◆ **Problem requirements**: Print the lines of the listing below verbatim from its first line through the line bearing "YAxis, ReferenceDot, ReferenceArea". Any pictures are to be omitted.

◆ **Available records**:
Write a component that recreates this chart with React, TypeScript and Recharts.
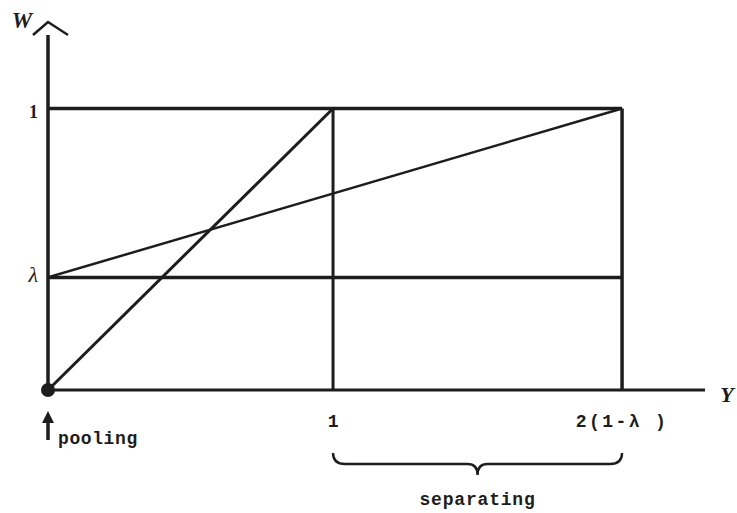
import { ComposedChart, Line, XAxis, YAxis, ReferenceDot, ReferenceArea } from "recharts"

// values read off the figure (axis units)
const lambda = 0.4
const sepEnd = 2.014 // position of 2(1-λ)
const yMax = 2.305
const wMax = 1.261

const xTicks = [0, 1, sepEnd]
const xTickLabels = ["pooling", "1", "2(1-λ )"]
const wTicks = [lambda, 1]
const wTickLabels = ["λ", "1"]

const diagonal = [{ y: 0, w: 0 }, { y: 1, w: 1 }]
const upperLine = [{ y: 0, w: lambda }, { y: sepEnd, w: 1 }]
const lambdaLine = [{ y: 0, w: lambda }, { y: sepEnd, w: lambda }]
const topLine = [{ y: 0, w: 1 }, { y: sepEnd, w: 1 }]
const vertOne = [{ y: 1, w: 0 }, { y: 1, w: 1 }]
const vertSep = [{ y: sepEnd, w: 0 }, { y: sepEnd, w: 1 }]

const ink = "#1d1d1d"
const mono = "'Liberation Mono', 'DejaVu Sans Mono', monospace"
const serif = "'Liberation Serif', 'DejaVu Serif', serif"

function XTick(props: any) {
	const { x, y, payload, index } = props
	const label = xTickLabels[index]
	if (payload.value === 0) {
		// the pooling arrow under the origin
		return (
			<g>
				<line x1={x} y1={y + 28} x2={x} y2={y + 50} stroke={ink} strokeWidth={3.5} />
				<path d={`M${x - 6},${y + 33} L${x},${y + 21} L${x + 6},${y + 33} Z`} fill={ink} />
				<text x={x + 10} y={y + 54} fontFamily={mono} fontSize={18} fontWeight="bold" letterSpacing={0.6} fill={ink}>
					{label}
				</text>
			</g>
		)
	}
	return (
		<text
			x={x}
			y={y + 37}
			textAnchor="middle"
			fontFamily={mono}
			fontSize={18}
			fontWeight="bold"
			letterSpacing={index === 2 ? 2.4 : 0}
			fill={ink}
		>
			{label}
		</text>
	)
}

function YTick(props: any) {
	const { x, y, index } = props
	const isLambda = index === 0
	return (
		<text
			x={x - 10}
			y={y + (isLambda ? 5 : 10)}
			textAnchor="end"
			fontFamily={serif}
			fontStyle={isLambda ? "italic" : "normal"}
			fontWeight={isLambda ? "normal" : "bold"}
			fontSize={isLambda ? 22 : 18}
			fill={ink}
		>
			{wTickLabels[index]}
		</text>
	)
}

function Caret(props: any) {
	const { cx, cy } = props
	return (
		<g>
			<path
				d={`M${cx - 15},${cy} L${cx},${cy - 13} L${cx + 20},${cy}`}
				fill="none"
				stroke={ink}
				strokeWidth={2.5}
			/>
			<text x={cx - 26} y={cy - 7} textAnchor="middle" fontFamily={serif} fontStyle="italic" fontWeight="bold" fontSize={23} fill={ink}>
				W
			</text>
		</g>
	)
}

function YLabel(props: any) {
	const { cx, cy } = props
	return (
		<text x={cx + 22} y={cy + 12} textAnchor="middle" fontFamily={serif} fontStyle="italic" fontWeight="bold" fontSize={22} fill={ink}>
			Y
		</text>
	)
}

function Brace(props: any) {
	const { x, y, width, height } = props
	const mid = x + width / 2
	const h = y + height * 0.5
	const d = `M${x},${y} Q${x},${h} ${x + 12},${h} L${mid - 10},${h} Q${mid},${h} ${mid},${y + height} Q${mid},${h} ${mid + 10},${h} L${x + width - 12},${h} Q${x + width},${h} ${x + width},${y}`
	return (
		<g>
			<path d={d} fill="none" stroke={ink} strokeWidth={2.4} />
			<text x={mid} y={y + height + 30} textAnchor="middle" fontFamily={mono} fontSize={18} fontWeight="bold" letterSpacing={0.8} fill={ink}>
				separating
			</text>
		</g>
	)
}

function App() {
	return (
		<div style={{ position: "absolute", left: 0, top: 0 }}>
			<ComposedChart width={737} height={513} margin={{ top: 35, right: 32, bottom: 93, left: 18 }}>
				<XAxis
					dataKey="y"
					type="number"
					domain={[0, yMax]}
					ticks={xTicks}
					allowDataOverflow
					height={30}
					tickLine={false}
					tickSize={0}
					tickMargin={0}
					tick={<XTick />}
					axisLine={{ stroke: ink, strokeWidth: 3 }}
				/>
				<YAxis
					dataKey="w"
					type="number"
					domain={[0, wMax]}
					ticks={wTicks}
					allowDataOverflow
					width={30}
					tickLine={false}
					tickSize={0}
					tickMargin={0}
					tick={<YTick />}
					axisLine={{ stroke: ink, strokeWidth: 3.5 }}
				/>
				<Line data={topLine} dataKey="w" stroke={ink} strokeWidth={3.5} dot={false} activeDot={false} isAnimationActive={false} />
				<Line data={lambdaLine} dataKey="w" stroke={ink} strokeWidth={3.5} dot={false} activeDot={false} isAnimationActive={false} />
				<Line data={vertOne} dataKey="w" stroke={ink} strokeWidth={3} dot={false} activeDot={false} isAnimationActive={false} />
				<Line data={vertSep} dataKey="w" stroke={ink} strokeWidth={3.5} dot={false} activeDot={false} isAnimationActive={false} />
				<Line data={diagonal} dataKey="w" stroke={ink} strokeWidth={3} dot={false} activeDot={false} isAnimationActive={false} />
				<Line data={upperLine} dataKey="w" stroke={ink} strokeWidth={2.5} dot={false} activeDot={false} isAnimationActive={false} />
				<ReferenceDot x={0} y={0} r={7} fill={ink} stroke="none" ifOverflow="visible" />
				<ReferenceDot x={0} y={wMax} ifOverflow="visible" shape={<Caret />} />
				<ReferenceDot x={yMax} y={0} ifOverflow="visible" shape={<YLabel />} />
				<ReferenceArea x1={1} x2={sepEnd} y1={-0.224} y2={-0.302} ifOverflow="visible" shape={<Brace />} />
			</ComposedChart>
		</div>
	)
}

export default App
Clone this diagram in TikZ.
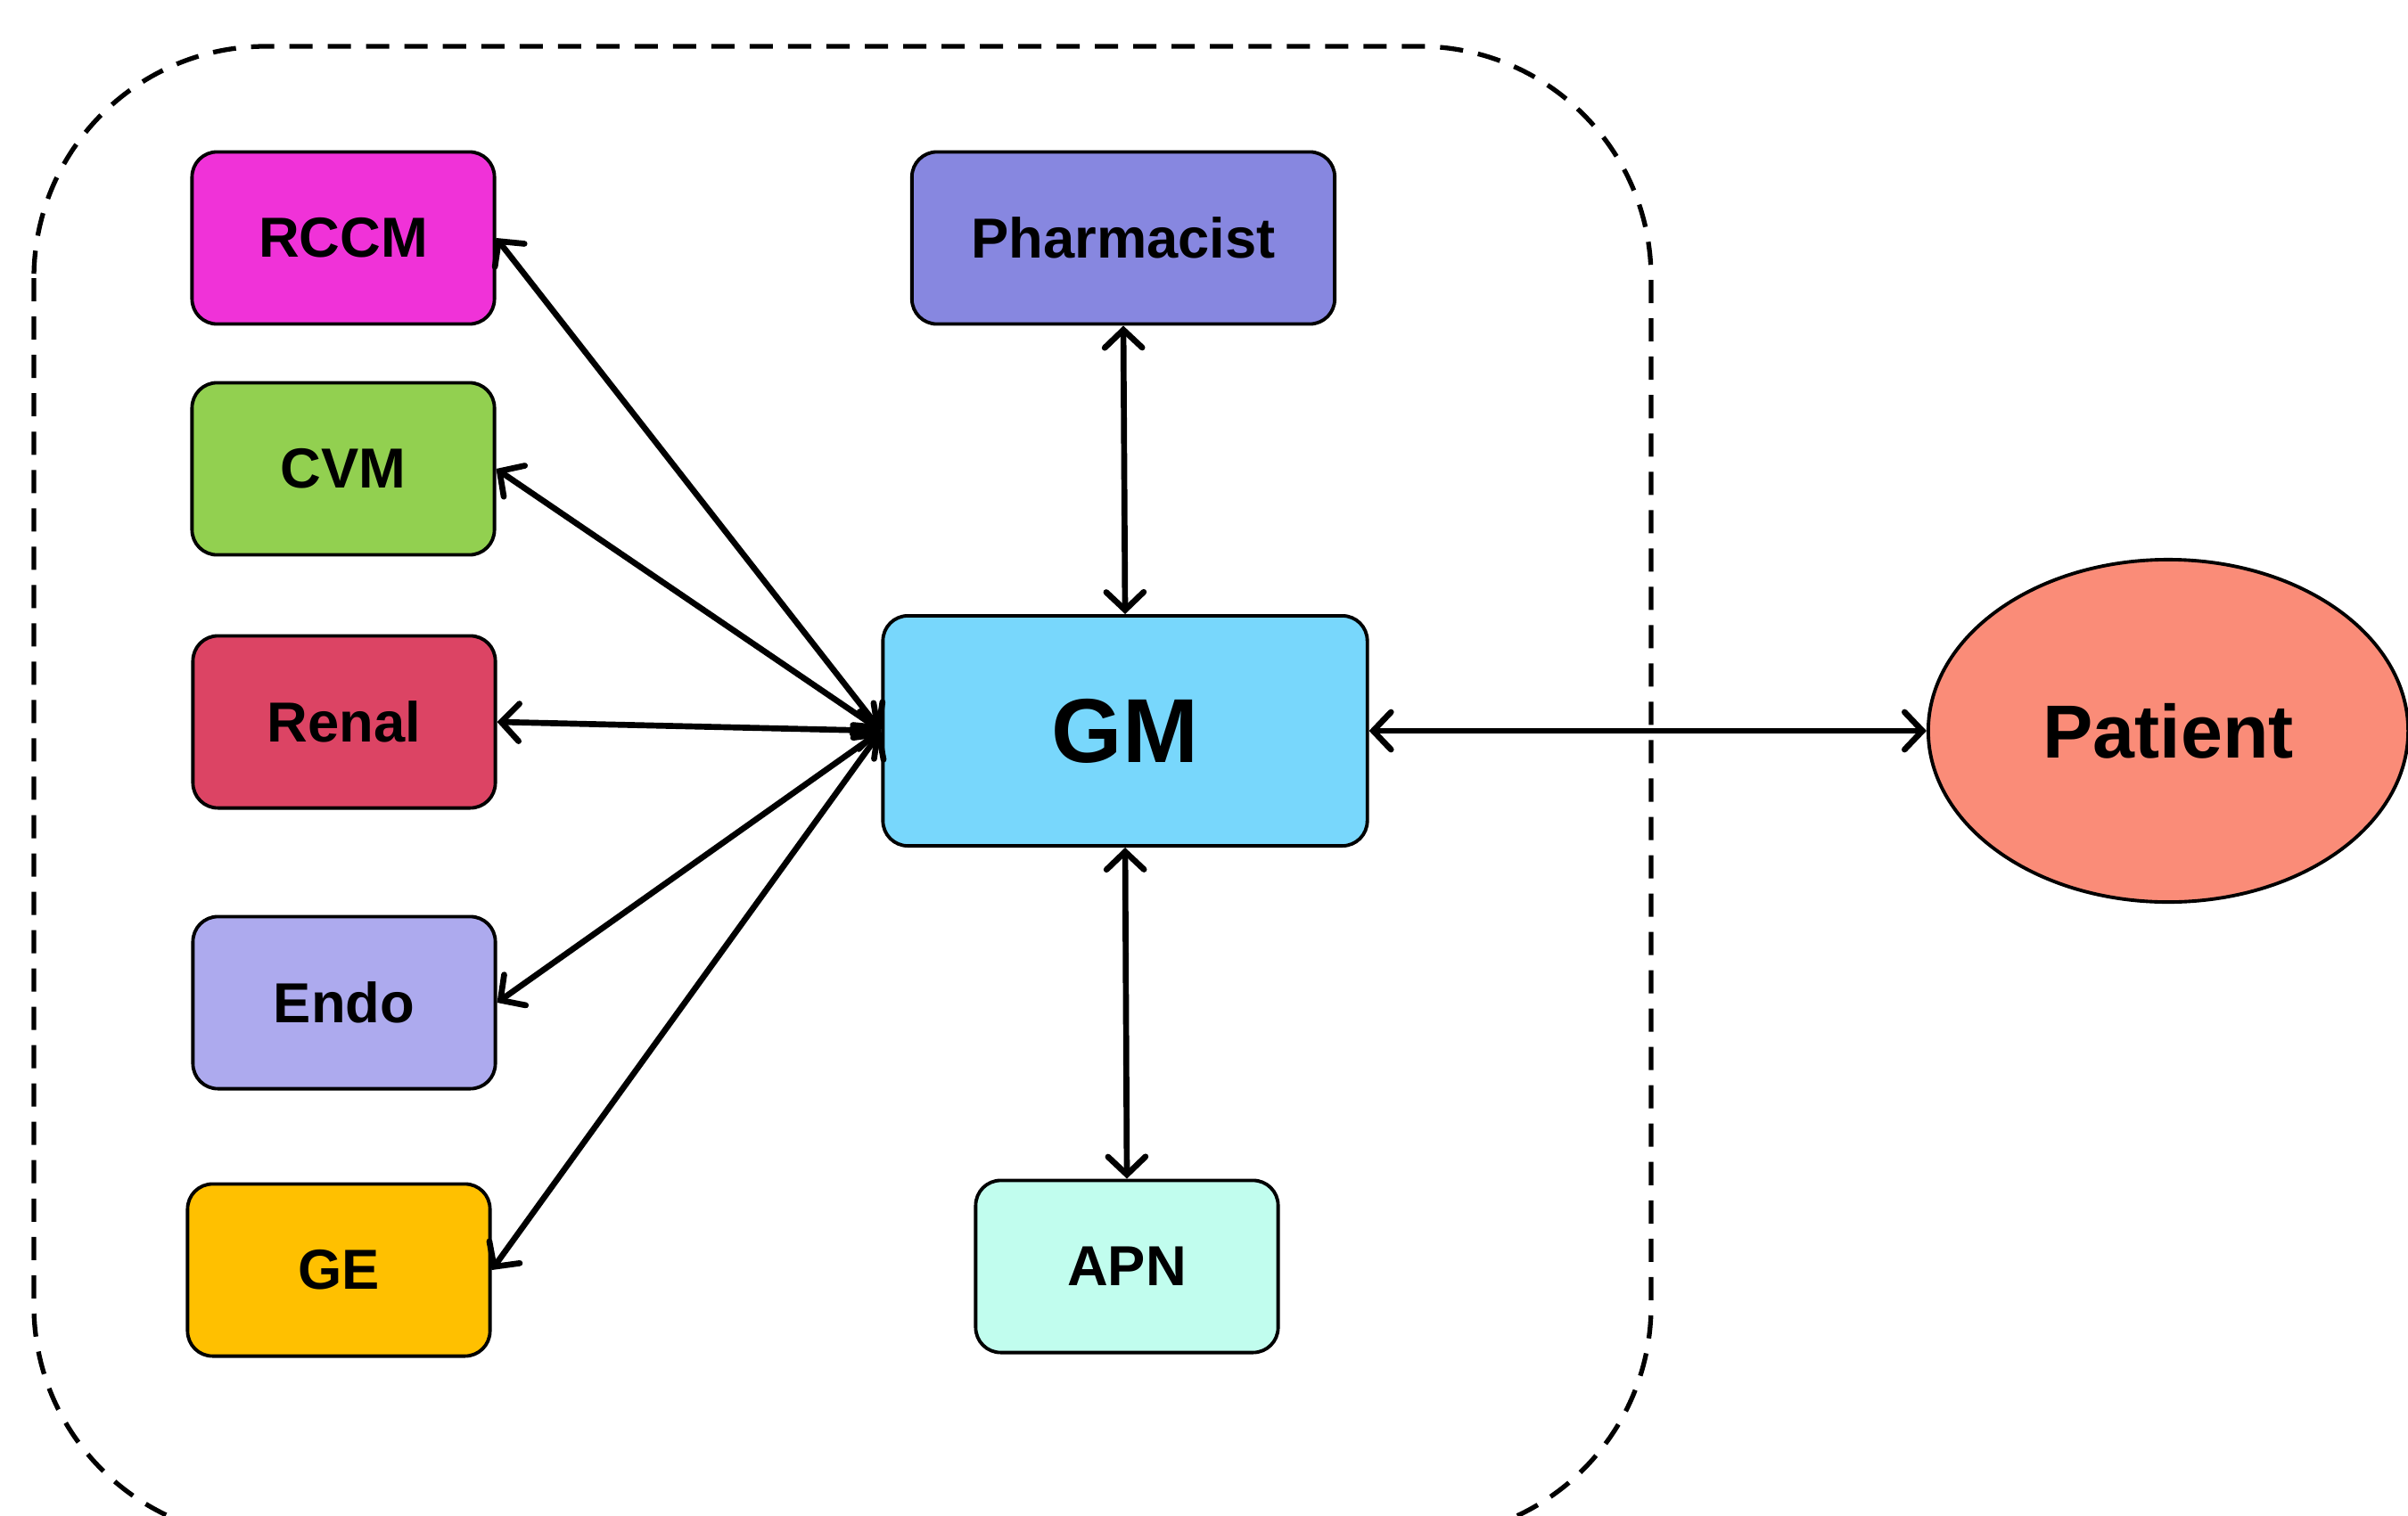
\documentclass[tikz,border=0pt]{standalone}
\usepackage{fontspec}
\setmainfont{Liberation Sans}
\usepackage{xcolor}
\usepackage{tikz}
\usetikzlibrary{arrows.meta}
\usetikzlibrary{shapes.geometric}
\definecolor{rccmcol}{RGB}{240,50,216}
\definecolor{cvmcol}{RGB}{146,208,80}
\definecolor{renalcol}{RGB}{220,68,100}
\definecolor{endocol}{RGB}{173,170,238}
\definecolor{gecol}{RGB}{255,192,0}
\definecolor{pharmcol}{RGB}{135,135,224}
\definecolor{gmcol}{RGB}{120,215,252}
\definecolor{apncol}{RGB}{193,253,238}
\definecolor{patientcol}{RGB}{250,140,120}
\tikzstyle{unitbox} = [draw=black, line width=1.1pt, rectangle, rounded corners=0.28cm,
minimum width=3.39cm, minimum height=1.93cm, inner sep=0pt, font=\fontsize{18}{22}\selectfont\bfseries]
\tikzstyle{link} = [line width=1.9pt, line cap=round,
{Straight Barb[length=0.2cm,width=0.42cm,line cap=round]}-{Straight Barb[length=0.2cm,width=0.42cm,line cap=round]}]

\begin{document}
\begin{tikzpicture}[x=0.01cm, y=-0.01cm]
        \useasboundingbox (0,0) rectangle (2701,1700);
        % team boundary
        \draw[line width=1.5pt, dash pattern=on 0.26cm off 0.17cm, rounded corners=2.6cm] (38,52) rectangle (1852,1725);
        % specialists
        \node [unitbox, fill=rccmcol] (rccm) at (385,267) {RCCM};
        \node [unitbox, fill=cvmcol] (cvm) at (385,526) {CVM};
        \node [unitbox, fill=renalcol] (renal) at (386,810) {Renal};
        \node [unitbox, fill=endocol] (endo) at (386,1125) {Endo};
        \node [unitbox, fill=gecol] (ge) at (380,1425) {GE};
        \node [unitbox, fill=pharmcol, minimum width=4.74cm] (pharm) at (1260,267) {Pharmacist};
        \node [unitbox, fill=apncol] (apn) at (1264,1421) {APN};
        \node [unitbox, fill=gmcol, minimum width=5.43cm, minimum height=2.58cm,
            font=\fontsize{29}{34}\selectfont\bfseries] (gm) at (1262,820) {GM};
        \node [draw=black, line width=1.1pt, ellipse, fill=patientcol, inner sep=0pt,
            minimum width=5.38cm, minimum height=3.84cm,
            font=\fontsize{24}{29}\selectfont\bfseries] (patient) at (2432,820) {Patient};
        % links
        \draw[link] (gm.west) -- (rccm.east);
        \draw[link] (gm.west) -- (cvm.east);
        \draw[link] (gm.west) -- (renal.east);
        \draw[link] (gm.west) -- (endo.east);
        \draw[link] (gm.west) -- (ge.east);
        \draw[link] (gm.north) -- (pharm.south);
        \draw[link] (gm.south) -- (apn.north);
        \draw[link] (gm.east) -- (patient.west);
    \end{tikzpicture}
\end{document}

◆ **Task solution**:
Write a component that recreates this chart with React, TypeScript and Recharts.
import { ComposedChart, Line, XAxis, YAxis, ReferenceDot, ReferenceArea } from "recharts"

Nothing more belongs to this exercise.